An Irradiance-Independent, Robust Ground-Fault Detection Scheme for PV Arrays Based on Spread Spectrum Time-Domain Reflectometry (SSTDR)

Abstract

A healthy photovoltaic (PV) array has a specific impedance between node pairs, and any ground fault changes the impedance values. Reflectometry is a well-known technique in electromagnetics, and it could be exploited to detect fault and aging-related impedance variations in a PV system. A fault detection algorithm using the spread spectrum time-domain reflectometry (SSTDR) method has been introduced in this paper. SSTDR has been successfully used for detecting and locating aircraft wiring faults.
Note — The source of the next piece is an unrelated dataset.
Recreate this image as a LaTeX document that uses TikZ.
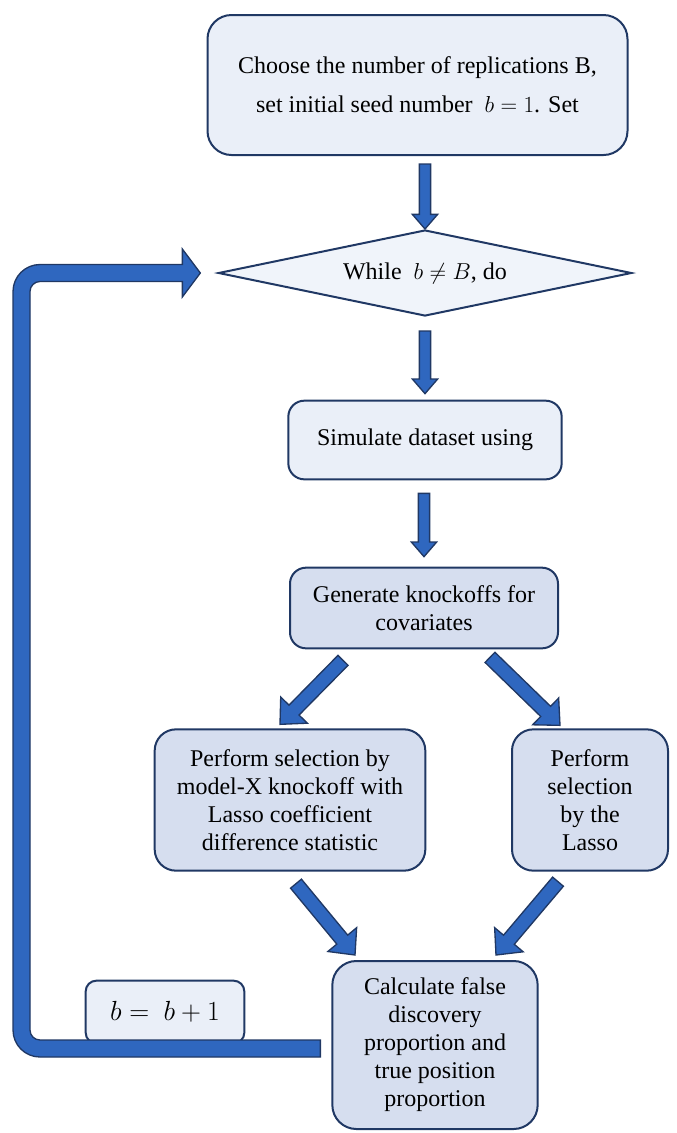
\documentclass[tikz,border=0pt]{standalone}
\usepackage{fontspec}
\setmainfont{Liberation Serif}
\usepackage{tikz}
\usetikzlibrary{calc}
\usetikzlibrary{shapes.geometric}

\definecolor{navy}{HTML}{203864}
\definecolor{lightfill}{HTML}{EAEFF8}
\definecolor{midfill}{HTML}{D6DEEF}
\definecolor{arrowblue}{HTML}{2F67BF}

\tikzset{
    box/.style={draw=navy, line width=1.5pt, rounded corners=12pt, align=center,
        inner sep=2pt, font=\fontsize{18}{21}\selectfont},
    lightbox/.style={box, fill=lightfill},
    midbox/.style={box, fill=midfill},
    barrow/.style={draw=navy, fill=arrowblue, line width=1pt, line join=miter}
}

% #1 shaft half width, #2 head half width, #3 head length, #4 from, #5 to
\newcommand{\blockarrow}[5]{%
    \path (#4) coordinate (ba-s) (#5) coordinate (ba-e);
    \path ($(ba-e)!#3!(ba-s)$) coordinate (ba-h);
    \draw[barrow] ($(ba-s)!#1!90:(ba-e)$) -- ($(ba-h)!#1!90:(ba-e)$)
        -- ($(ba-h)!#2!90:(ba-e)$) -- (ba-e) -- ($(ba-h)!#2!-90:(ba-e)$)
        -- ($(ba-h)!#1!-90:(ba-e)$) -- ($(ba-s)!#1!-90:(ba-e)$) -- cycle;
}

\begin{document}
\begin{tikzpicture}[x=0.75pt, y=0.75pt]
    \useasboundingbox (0,0) rectangle (676,-1133);

    \node[lightbox, rounded corners=18pt, minimum width=315pt, minimum height=105pt] (start) at (417.5,-85)
        {Choose the number of replications B,\\[8.5pt] set initial seed number ~$b=1$. Set};
    \node[diamond, draw=navy, line width=1.5pt, fill=lightfill!70!white, aspect=4.8, inner sep=0pt,
        minimum width=310pt, minimum height=64.5pt, font=\fontsize{18}{21}\selectfont] (while) at (425,-273)
        {While ~$b \neq B$, do};
    \node[lightbox, minimum width=205pt, minimum height=59pt] (sim) at (425,-440) {Simulate dataset using};
    \node[midbox, minimum width=201pt, minimum height=60.5pt] (gen) at (424,-608)
        {Generate knockoffs for\\covariates};
    \node[midbox, rounded corners=16pt, minimum width=203pt, minimum height=106pt] (knock) at (290,-800)
        {Perform selection by\\model-X knockoff with\\Lasso coefficient\\difference statistic};
    \node[midbox, rounded corners=16pt, minimum width=117pt, minimum height=106pt] (lasso) at (590,-800)
        {Perform\\selection\\by the\\Lasso};
    \node[midbox, rounded corners=18pt, minimum width=154pt, minimum height=126pt] (calc) at (435,-1045)
        {Calculate false\\discovery\\proportion and\\true position\\proportion};
    \node[lightbox, rounded corners=8pt, minimum width=119pt, minimum height=47pt,
        font=\fontsize{20}{24}\selectfont] (bupd) at (165,-1012)
        {$b =\ b+1$};

    % straight arrows
    \blockarrow{4.2pt}{9.5pt}{11pt}{$(while.north |- start.south)+(0,-8)$}{while.north}
    \blockarrow{4.2pt}{9.5pt}{11pt}{$(while.south)+(0,-14)$}{$(sim.north)+(0,6)$}
    \blockarrow{4.2pt}{9.5pt}{11pt}{$(gen.north |- sim.south)+(0,-13)$}{$(gen.north)+(0,10)$}
    % diagonal arrows
    \blockarrow{5.3pt}{14pt}{15pt}{$(gen.south)+(-81,-11)$}{$(knock.north)+(-10,4)$}
    \blockarrow{5.3pt}{14pt}{15pt}{$(gen.south)+(66,-8)$}{$(lasso.north)+(-30,3)$}
    \blockarrow{5.3pt}{14pt}{15pt}{$(knock.south)+(6,-12)$}{$(calc.north)+(-80,5)$}
    \blockarrow{5.3pt}{14pt}{15pt}{$(lasso.south)+(-32,-10)$}{$(calc.north)+(61,5)$}

    % loop back
    \coordinate (loopx) at (21.5,0);
    \coordinate (lp-s) at ($(calc.west)+(-11,-3.5)$);
    \coordinate (lp-e) at ($(while.west)+(-17,0)$);
    \draw[barrow] ($(lp-s)+(0,8.5)$) -- ($(loopx |- lp-s)+(18.5,8.5)$)
        arc[start angle=270, end angle=180, radius=10]
        -- ($(loopx |- lp-e)+(8.5,-18.5)$) arc[start angle=180, end angle=90, radius=10]
        -- ($(lp-e)+(-18,-8.5)$) -- ($(lp-e)+(-18,-24)$) -- (lp-e)
        -- ($(lp-e)+(-18,24)$) -- ($(lp-e)+(-18,8.5)$)
        -- ($(loopx |- lp-e)+(18.5,8.5)$) arc[start angle=90, end angle=180, radius=27]
        -- ($(loopx |- lp-s)+(-8.5,18.5)$) arc[start angle=180, end angle=270, radius=27]
        -- ($(lp-s)+(0,-8.5)$) -- cycle;
\end{tikzpicture}
\end{document}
However, the wide variation in impedance throughout the entire PV system, which is caused by the use of different materials and interconnections makes PV fault detection more challenging while using reflectometry. Unlike other conventional ground-fault detection techniques specifically developed for PV arrays, SSTDR does not depend on fault-current magnitudes. Therefore, SSTDR can be used even in the absence of the solar irradiation, which makes it a very powerful fault-detection tool. The proposed PV ground-fault detection technique has been tested in a real-world PV system, and it can confidently detect PV ground faults for different configurations of PV arrays (single and double strings) and fault resistances (0.5, 5, and 10- $\Omega$ ). Moreover, it has been experimentally verified that our proposed algorithm works at low irradiance and can detect specific ground faults that may remain undetected using the conventional ground-fault detection and interrupter (GFDI) fuses.